The electron beam from the control grid is then passed to the anode. The anode accelerates this electron beam at about 200,000 km/s which is 65% of the speed of the light.
c] Removing stray electrons:
The high velocity electron beam then passed through the tungsten diaphragm, that removes the stray electrons from the high velocity electron beam.
d] Focusing and bending the beam:
After the tungsten diaphragm, the electron beam passes through a focusing lens. The focusing lens reduces the diverging of the high velocity electron beam and focuses it on the work-piece surface.
The focused electron beam from the focusing lens goes through a deflector coil, which bends the beam to fall directly to the required point on the work-piece surface.
This high velocity electron beam impinges onto the work-piece surface, where its kinetic energy converts into heat energy. This heat melts and vaporizes the material from the work-piece surface.
Therefore, in such way machining is carried out in electron Beam Machining with the help of high velocity electron beam.
The characteristics of the EBM are as follows:-
- Power supply in range of 50 kV-200 kV.
- Capacity of 4000 holes per second.
- Velocity of electron beam, about 200,000 km/sec.
- Beam current in range of 200 micro-ampere to 1 Ampere.
- Pulse generation by control grid which is negatively biased with pulse duration around 50 microseconds to 15 milliseconds.
- It can produce small diameters hole of 0.1 mm to 1.4 mm.
The EBM has the following advantages:-
- Less tool wear since no physical contact between tool & work-piece
- Better surface finish
- High drilling rate which is up to 4000 hole per second
- Very closed dimensional tolerances can be achieved.
- High dimensional accuracy obtained.
- Hard and brittle material can be machined.
- It is best suited for the machining of small parts.
- Possible of machining of electrical conducting materials.

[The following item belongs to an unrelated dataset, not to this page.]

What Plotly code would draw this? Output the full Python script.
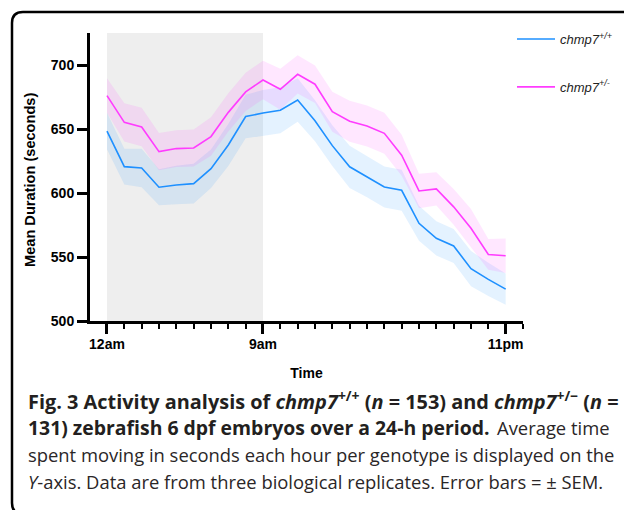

- Less heat affected zone.
- It can drill different shape & size holes.
- Less operating cost.
The EBM has the following disadvantages:-
- It has less material removal rate.
- When an electron beam falls on a work-piece, it produces hazardous x-rays. Hence, high skilled operator required.
- It has limited machining thickness of 10 mm.
- Costly equipment’s required.
- EBM is required to be carried out in vacuum chamber.
- Power consumption is high.
Electron beam machining applications:
It has the following applications:-
- In drilling multiple hole at one time.
- In automobile industries for machining smaller parts.
- For the drilling of non-circular holes on workpiece.
- In drilling small size holes in aerospace industry.
What is the mechanism of material removal in electron beam machining?
In EBM, when the high velocity electrons hit the workpiece surface, the kinetic energy of the electron gets converted into the heat energy that vaporizes the metal from the workpiece.
Why EBM is carried out in vacuum?
If electrons come in contact with particles in atmospheric air, then electrons will lose their energy. Hence, the EBM process is carried in vacuum.
What does EBM stand for?
EBM stands for Electron Beam Machining.